Tianjin is a bustling city with pristine edifices of modern commerce. From Beijing South Station, it takes a mere 25 minutes by bullet train, a journey completed before you get a chance to quaff the complimentary bottle of Tibetan spring water.
It is a city polished spick and span with neat streets and gilded bridges, but underneath the shadows of skyscrapers, certain parts of the old city still resonate with memories of another era.
It harkens back to an age where ladies took tea and couples waltzed as string ensembles played. It was an era where gentlemen walked out togged in bowlers and gold-tipped canes, and the women on their arms led dainty dogs on leashes.
My mother-in-law, a venerable 86, vividly remembers being a little girl in Tianjin in the British concession. And recently, we took her back on a pilgrimage to her childhood home.

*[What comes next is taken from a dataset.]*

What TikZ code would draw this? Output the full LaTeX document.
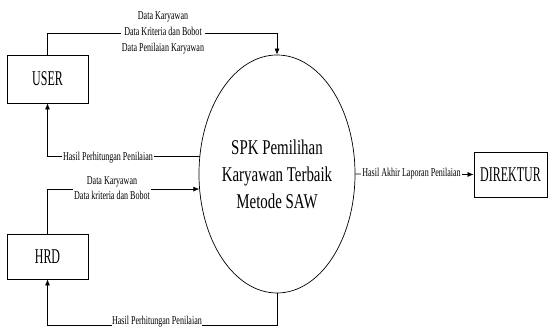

It was an eye-opening journey of rediscovery as our little group - three generations of women in the family - saw Tianjin through her eyes.
Most of the old roads have been renamed with revolutionary fervor, and many are foreign to her memory. Fortunately, Qufu Road, after the hometown of China's most celebrated sage Confucius, had been preserved. But it, too, had undergone a sea of change from her descriptions of genteel town houses and tree-lined pavements.
Instead, Heping Qu is now a bustling business district, with an eight-lane thoroughfare lined with neon-topped malls. The old redbrick terraced houses where our mother spent her early years are now boarded up and probably marked for demolition.